§ **Do this**: Take the material below and extract the lines from the one with "Give me the Altair source for this chart." through the one with "tickWidth=1.5, tickSize=5, labelPadding=9)", word for word, without pictures.

* start Input *

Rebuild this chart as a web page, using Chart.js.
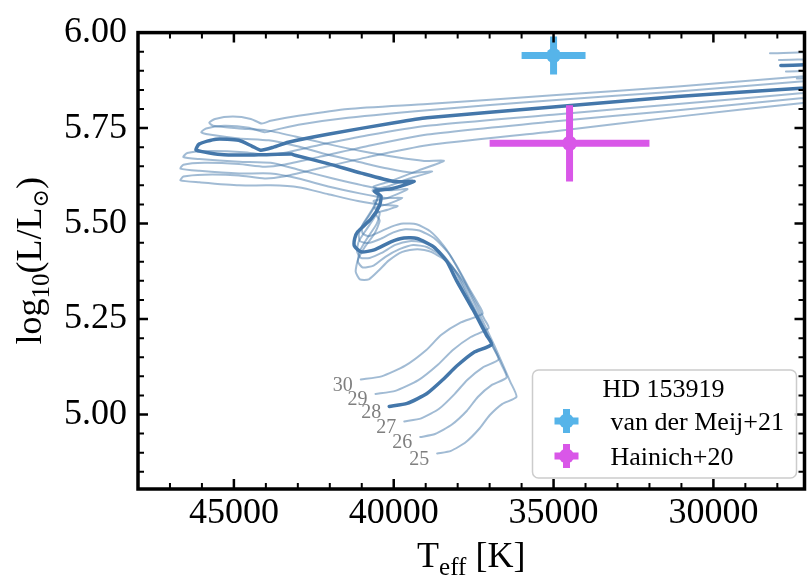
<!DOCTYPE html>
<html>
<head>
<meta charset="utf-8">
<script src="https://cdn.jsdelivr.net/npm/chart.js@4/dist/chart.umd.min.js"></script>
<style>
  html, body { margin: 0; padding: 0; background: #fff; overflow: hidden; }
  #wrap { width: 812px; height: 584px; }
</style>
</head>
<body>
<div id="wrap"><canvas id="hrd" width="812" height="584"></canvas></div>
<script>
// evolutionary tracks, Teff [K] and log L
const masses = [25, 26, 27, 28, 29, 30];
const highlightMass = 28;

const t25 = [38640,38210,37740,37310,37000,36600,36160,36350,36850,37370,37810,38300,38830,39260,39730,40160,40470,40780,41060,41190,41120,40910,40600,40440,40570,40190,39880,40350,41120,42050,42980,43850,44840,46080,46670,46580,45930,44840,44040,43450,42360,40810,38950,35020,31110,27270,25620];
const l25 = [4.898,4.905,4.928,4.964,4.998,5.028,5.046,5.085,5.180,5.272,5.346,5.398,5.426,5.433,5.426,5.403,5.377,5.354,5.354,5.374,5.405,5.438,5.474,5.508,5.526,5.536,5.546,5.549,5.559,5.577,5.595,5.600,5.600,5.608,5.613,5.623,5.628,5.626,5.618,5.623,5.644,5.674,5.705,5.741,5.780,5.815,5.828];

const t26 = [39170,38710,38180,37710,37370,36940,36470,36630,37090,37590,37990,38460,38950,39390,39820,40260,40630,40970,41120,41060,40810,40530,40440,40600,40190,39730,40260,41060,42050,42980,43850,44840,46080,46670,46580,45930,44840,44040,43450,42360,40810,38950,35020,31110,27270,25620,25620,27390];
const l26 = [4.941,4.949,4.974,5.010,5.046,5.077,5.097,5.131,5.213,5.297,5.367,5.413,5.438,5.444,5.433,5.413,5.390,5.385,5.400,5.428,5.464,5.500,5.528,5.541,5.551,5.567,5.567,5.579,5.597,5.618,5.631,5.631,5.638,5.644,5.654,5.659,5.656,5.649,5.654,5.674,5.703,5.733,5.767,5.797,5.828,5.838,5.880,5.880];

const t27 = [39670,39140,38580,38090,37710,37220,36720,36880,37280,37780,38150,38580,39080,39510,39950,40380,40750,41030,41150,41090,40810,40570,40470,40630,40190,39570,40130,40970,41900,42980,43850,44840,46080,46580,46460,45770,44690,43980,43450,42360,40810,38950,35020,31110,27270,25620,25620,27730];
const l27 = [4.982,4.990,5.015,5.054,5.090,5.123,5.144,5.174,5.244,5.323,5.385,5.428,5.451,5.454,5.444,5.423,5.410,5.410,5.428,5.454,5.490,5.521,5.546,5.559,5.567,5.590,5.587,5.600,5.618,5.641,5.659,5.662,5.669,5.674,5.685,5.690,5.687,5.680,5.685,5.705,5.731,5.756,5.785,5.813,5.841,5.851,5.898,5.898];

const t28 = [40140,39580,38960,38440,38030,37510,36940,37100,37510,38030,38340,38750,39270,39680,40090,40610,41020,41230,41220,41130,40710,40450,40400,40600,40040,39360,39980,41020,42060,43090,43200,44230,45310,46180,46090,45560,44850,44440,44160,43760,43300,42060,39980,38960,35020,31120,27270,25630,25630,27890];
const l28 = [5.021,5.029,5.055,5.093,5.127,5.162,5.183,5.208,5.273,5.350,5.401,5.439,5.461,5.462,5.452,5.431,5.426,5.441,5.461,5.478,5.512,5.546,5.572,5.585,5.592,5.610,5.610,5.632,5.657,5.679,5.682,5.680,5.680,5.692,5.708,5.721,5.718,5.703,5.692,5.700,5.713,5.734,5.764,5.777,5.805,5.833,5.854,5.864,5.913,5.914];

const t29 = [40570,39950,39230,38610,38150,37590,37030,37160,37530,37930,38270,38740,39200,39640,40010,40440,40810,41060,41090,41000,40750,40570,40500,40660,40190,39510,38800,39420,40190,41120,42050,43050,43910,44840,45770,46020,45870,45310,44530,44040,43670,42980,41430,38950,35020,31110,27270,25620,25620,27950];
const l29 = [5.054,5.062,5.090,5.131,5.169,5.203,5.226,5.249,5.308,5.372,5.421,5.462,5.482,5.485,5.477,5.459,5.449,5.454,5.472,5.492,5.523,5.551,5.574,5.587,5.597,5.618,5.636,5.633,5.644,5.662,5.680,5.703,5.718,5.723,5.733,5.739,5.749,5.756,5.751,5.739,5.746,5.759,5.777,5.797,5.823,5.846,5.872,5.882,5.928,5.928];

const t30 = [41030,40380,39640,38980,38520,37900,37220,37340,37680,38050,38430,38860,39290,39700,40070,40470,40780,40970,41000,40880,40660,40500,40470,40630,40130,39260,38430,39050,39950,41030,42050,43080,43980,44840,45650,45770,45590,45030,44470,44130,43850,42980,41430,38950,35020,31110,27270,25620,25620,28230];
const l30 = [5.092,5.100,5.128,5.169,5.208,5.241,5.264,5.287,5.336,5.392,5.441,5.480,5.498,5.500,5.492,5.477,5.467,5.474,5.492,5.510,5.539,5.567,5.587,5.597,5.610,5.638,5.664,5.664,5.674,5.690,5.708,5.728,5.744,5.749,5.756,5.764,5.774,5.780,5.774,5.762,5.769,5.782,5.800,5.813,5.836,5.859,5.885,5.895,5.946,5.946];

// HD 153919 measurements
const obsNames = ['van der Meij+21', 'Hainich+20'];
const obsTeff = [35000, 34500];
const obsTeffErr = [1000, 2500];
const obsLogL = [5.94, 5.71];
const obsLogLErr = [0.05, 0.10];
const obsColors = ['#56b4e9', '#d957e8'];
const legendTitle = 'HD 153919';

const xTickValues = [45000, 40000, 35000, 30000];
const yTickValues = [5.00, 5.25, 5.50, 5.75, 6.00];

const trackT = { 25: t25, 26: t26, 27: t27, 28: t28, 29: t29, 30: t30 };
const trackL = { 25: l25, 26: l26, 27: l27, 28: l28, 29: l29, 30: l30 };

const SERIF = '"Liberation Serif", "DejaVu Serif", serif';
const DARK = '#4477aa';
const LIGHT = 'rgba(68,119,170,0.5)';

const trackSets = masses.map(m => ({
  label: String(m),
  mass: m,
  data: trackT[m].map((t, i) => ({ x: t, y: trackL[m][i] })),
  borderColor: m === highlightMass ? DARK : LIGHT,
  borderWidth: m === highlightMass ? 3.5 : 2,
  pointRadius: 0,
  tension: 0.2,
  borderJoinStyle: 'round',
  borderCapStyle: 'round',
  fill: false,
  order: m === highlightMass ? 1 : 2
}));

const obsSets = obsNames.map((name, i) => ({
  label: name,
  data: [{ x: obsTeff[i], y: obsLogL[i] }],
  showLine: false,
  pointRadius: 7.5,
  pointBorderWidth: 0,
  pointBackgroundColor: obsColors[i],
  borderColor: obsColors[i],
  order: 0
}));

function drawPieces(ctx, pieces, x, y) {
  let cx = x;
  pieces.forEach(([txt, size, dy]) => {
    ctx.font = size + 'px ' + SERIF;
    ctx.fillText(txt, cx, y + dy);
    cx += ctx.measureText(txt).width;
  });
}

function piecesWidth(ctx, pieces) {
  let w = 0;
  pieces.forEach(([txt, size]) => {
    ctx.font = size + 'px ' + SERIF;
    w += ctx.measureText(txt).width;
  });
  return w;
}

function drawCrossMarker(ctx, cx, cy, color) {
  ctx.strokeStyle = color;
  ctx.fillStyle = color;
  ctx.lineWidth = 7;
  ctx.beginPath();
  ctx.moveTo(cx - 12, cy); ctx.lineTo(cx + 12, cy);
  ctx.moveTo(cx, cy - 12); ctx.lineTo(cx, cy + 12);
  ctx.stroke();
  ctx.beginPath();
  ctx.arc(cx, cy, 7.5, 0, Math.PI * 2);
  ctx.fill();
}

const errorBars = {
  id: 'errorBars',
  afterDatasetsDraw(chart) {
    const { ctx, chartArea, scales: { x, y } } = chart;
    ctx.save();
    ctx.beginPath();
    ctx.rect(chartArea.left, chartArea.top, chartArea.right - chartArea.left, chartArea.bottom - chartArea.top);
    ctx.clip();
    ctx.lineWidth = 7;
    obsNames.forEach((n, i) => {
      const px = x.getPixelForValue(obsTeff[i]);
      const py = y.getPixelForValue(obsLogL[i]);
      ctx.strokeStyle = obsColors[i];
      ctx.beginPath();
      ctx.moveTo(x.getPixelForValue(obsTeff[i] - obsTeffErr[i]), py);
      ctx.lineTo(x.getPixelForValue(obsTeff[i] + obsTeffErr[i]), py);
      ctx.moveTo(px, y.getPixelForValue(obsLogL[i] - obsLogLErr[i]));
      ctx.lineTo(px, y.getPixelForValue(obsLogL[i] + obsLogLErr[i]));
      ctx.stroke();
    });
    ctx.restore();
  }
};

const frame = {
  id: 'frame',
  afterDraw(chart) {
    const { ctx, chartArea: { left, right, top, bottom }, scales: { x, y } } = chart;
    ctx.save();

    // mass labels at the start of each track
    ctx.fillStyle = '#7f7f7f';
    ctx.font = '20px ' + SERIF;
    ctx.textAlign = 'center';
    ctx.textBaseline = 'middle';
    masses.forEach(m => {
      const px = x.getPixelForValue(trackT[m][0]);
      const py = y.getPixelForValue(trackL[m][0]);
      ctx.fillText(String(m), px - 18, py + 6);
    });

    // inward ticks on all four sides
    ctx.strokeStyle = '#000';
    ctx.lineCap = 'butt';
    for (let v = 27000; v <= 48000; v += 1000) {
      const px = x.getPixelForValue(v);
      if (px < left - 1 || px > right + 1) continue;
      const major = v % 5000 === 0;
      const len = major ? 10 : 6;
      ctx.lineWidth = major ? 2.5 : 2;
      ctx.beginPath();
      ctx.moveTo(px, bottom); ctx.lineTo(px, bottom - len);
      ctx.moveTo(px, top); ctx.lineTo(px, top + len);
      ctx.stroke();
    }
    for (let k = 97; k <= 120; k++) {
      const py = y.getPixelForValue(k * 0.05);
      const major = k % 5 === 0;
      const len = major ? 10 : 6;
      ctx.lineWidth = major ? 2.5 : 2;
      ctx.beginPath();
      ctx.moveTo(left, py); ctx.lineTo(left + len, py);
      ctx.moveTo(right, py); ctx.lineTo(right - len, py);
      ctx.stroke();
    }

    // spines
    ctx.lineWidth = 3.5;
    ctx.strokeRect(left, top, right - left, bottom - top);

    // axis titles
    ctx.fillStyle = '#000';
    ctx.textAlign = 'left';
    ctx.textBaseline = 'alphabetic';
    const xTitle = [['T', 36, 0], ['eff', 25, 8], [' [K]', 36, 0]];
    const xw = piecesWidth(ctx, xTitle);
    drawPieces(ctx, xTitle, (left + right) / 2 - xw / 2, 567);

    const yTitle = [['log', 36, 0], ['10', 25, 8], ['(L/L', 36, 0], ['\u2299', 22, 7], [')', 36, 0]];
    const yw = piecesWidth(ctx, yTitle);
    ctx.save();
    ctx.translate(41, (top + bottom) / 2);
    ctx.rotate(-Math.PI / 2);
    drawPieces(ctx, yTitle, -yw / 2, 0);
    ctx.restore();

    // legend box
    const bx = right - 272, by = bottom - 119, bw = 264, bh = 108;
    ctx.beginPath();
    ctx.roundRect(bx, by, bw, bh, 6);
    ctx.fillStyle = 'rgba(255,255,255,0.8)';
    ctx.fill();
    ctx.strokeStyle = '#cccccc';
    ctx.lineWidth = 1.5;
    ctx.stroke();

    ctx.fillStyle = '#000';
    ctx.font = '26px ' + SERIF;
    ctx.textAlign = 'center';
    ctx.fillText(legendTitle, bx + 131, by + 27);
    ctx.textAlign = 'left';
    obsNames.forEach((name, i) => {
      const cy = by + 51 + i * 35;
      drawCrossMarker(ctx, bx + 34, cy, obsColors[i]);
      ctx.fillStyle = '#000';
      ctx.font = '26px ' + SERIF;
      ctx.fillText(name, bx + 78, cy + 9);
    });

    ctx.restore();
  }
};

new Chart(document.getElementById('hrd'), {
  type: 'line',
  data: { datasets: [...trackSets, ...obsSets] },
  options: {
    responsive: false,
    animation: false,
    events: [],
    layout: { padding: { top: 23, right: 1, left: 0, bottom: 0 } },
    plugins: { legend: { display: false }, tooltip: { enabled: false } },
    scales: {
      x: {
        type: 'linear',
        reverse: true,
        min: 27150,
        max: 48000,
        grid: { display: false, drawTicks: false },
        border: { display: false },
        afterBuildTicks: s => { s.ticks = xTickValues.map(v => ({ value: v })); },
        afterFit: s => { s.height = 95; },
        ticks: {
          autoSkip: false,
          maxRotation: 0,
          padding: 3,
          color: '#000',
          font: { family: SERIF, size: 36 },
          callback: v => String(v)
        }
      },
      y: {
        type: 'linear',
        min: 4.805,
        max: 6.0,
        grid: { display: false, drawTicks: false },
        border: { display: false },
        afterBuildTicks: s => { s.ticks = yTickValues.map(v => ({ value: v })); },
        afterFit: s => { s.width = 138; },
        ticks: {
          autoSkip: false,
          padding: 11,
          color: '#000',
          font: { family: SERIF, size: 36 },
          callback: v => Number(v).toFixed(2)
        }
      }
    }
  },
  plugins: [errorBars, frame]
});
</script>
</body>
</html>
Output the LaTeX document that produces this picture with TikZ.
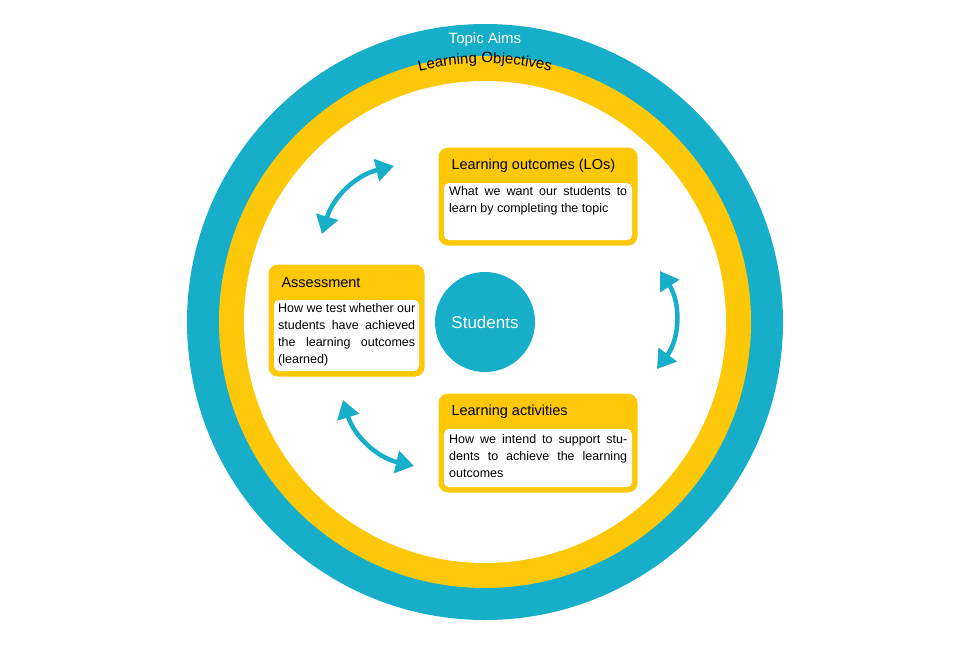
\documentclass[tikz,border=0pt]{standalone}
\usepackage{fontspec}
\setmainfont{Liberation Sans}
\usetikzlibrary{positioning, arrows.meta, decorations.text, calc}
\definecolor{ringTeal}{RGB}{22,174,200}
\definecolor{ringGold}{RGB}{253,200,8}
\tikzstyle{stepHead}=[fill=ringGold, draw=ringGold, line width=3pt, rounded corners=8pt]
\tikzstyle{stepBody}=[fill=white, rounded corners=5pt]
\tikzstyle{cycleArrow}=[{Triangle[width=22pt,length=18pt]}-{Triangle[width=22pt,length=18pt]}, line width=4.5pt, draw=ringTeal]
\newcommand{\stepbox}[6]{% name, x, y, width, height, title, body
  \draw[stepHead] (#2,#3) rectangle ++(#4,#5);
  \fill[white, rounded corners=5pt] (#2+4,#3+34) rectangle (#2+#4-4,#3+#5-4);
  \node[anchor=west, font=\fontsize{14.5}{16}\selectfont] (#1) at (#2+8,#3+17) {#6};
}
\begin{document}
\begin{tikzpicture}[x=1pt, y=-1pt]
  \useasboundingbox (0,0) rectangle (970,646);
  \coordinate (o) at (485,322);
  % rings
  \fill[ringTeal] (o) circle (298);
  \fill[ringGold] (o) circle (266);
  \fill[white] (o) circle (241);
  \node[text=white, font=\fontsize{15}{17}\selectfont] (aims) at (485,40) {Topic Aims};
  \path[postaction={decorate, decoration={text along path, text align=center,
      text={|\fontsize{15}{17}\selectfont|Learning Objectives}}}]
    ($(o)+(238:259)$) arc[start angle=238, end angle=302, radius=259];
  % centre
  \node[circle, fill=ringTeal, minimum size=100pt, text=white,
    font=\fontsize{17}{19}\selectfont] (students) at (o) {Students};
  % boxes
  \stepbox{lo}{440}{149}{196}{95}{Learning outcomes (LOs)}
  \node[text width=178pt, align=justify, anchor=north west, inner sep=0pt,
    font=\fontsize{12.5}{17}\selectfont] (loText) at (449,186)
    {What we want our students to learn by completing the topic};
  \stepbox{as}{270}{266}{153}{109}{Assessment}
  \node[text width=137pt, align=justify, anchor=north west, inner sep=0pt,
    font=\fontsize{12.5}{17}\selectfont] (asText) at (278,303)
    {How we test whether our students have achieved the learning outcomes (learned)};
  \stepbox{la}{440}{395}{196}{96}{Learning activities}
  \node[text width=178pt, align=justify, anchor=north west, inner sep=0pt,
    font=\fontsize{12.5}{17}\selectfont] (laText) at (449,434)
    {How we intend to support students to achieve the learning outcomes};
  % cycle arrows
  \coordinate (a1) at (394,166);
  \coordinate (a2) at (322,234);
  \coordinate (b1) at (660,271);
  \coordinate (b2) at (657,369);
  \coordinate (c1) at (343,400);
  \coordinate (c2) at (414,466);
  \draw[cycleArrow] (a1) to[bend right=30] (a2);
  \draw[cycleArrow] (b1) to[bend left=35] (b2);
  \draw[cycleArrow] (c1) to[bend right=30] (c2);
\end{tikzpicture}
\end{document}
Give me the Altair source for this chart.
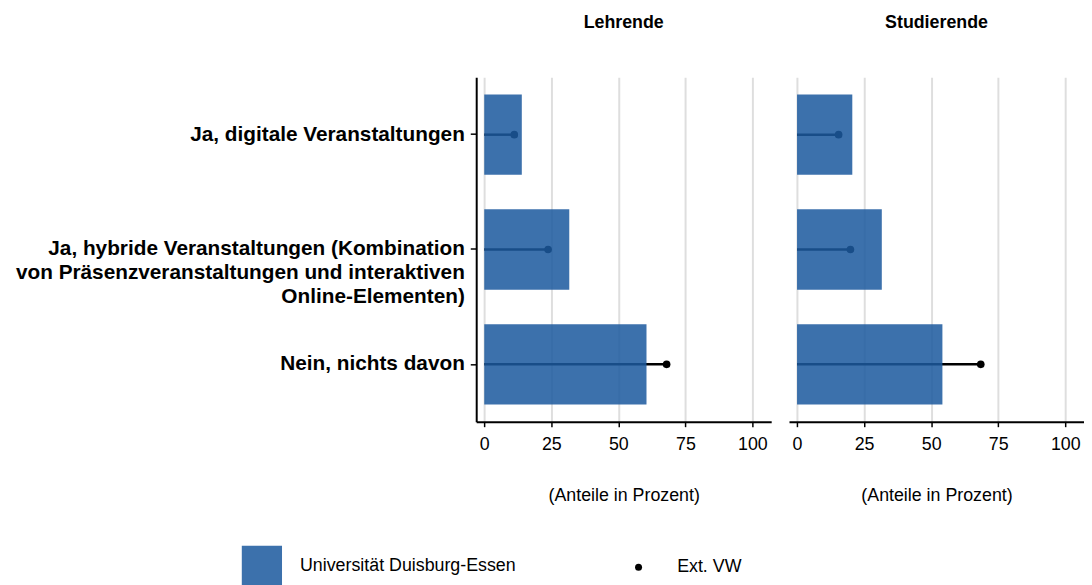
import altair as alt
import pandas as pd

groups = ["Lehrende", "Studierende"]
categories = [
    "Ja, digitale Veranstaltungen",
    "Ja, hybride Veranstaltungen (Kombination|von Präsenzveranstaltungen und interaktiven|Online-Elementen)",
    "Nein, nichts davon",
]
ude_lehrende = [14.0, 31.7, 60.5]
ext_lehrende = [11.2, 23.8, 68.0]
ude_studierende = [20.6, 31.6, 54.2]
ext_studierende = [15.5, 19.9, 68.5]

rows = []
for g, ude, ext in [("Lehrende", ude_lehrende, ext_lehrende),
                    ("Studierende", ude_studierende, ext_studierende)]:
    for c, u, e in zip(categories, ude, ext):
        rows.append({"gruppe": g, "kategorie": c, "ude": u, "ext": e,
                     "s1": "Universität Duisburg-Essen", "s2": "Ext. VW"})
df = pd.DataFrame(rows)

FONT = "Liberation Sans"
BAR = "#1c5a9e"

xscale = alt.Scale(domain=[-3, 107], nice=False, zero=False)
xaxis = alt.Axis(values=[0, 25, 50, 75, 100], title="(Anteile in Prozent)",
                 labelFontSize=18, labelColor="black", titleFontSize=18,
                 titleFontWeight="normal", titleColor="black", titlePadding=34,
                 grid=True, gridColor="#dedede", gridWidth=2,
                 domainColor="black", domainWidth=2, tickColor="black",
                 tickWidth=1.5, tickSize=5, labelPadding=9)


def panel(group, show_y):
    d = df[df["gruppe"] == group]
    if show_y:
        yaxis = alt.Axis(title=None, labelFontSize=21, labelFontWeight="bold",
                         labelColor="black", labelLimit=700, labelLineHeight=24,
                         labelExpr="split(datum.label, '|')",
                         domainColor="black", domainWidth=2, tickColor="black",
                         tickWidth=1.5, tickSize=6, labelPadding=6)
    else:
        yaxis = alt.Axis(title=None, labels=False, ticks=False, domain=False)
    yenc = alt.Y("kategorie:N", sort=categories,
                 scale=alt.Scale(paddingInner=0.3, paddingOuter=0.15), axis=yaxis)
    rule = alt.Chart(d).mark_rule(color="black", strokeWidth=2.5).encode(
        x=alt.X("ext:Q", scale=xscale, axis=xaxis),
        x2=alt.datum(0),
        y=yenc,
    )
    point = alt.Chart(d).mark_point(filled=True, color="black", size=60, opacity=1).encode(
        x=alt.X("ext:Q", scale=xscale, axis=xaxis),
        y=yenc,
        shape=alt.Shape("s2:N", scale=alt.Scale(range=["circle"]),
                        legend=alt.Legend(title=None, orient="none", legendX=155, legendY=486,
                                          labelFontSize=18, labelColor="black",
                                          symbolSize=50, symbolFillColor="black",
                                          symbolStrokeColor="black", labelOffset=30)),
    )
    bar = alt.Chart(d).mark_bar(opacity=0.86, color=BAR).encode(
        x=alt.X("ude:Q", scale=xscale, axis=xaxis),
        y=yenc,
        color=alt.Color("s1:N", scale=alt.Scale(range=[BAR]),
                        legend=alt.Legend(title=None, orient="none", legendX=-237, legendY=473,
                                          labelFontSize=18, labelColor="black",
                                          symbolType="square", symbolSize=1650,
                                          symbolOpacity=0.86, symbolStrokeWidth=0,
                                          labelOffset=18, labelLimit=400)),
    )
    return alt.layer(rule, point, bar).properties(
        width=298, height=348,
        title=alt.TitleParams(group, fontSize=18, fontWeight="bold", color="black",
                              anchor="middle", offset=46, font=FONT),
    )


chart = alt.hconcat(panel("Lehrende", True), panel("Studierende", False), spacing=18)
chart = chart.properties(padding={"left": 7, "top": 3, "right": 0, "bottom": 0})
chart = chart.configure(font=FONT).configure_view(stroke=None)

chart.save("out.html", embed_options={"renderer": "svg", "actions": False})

* end Input *

§ **Written response**:
Give me the Altair source for this chart.
import altair as alt
import pandas as pd

groups = ["Lehrende", "Studierende"]
categories = [
    "Ja, digitale Veranstaltungen",
    "Ja, hybride Veranstaltungen (Kombination|von Präsenzveranstaltungen und interaktiven|Online-Elementen)",
    "Nein, nichts davon",
]
ude_lehrende = [14.0, 31.7, 60.5]
ext_lehrende = [11.2, 23.8, 68.0]
ude_studierende = [20.6, 31.6, 54.2]
ext_studierende = [15.5, 19.9, 68.5]

rows = []
for g, ude, ext in [("Lehrende", ude_lehrende, ext_lehrende),
                    ("Studierende", ude_studierende, ext_studierende)]:
    for c, u, e in zip(categories, ude, ext):
        rows.append({"gruppe": g, "kategorie": c, "ude": u, "ext": e,
                     "s1": "Universität Duisburg-Essen", "s2": "Ext. VW"})
df = pd.DataFrame(rows)

FONT = "Liberation Sans"
BAR = "#1c5a9e"

xscale = alt.Scale(domain=[-3, 107], nice=False, zero=False)
xaxis = alt.Axis(values=[0, 25, 50, 75, 100], title="(Anteile in Prozent)",
                 labelFontSize=18, labelColor="black", titleFontSize=18,
                 titleFontWeight="normal", titleColor="black", titlePadding=34,
                 grid=True, gridColor="#dedede", gridWidth=2,
                 domainColor="black", domainWidth=2, tickColor="black",
                 tickWidth=1.5, tickSize=5, labelPadding=9)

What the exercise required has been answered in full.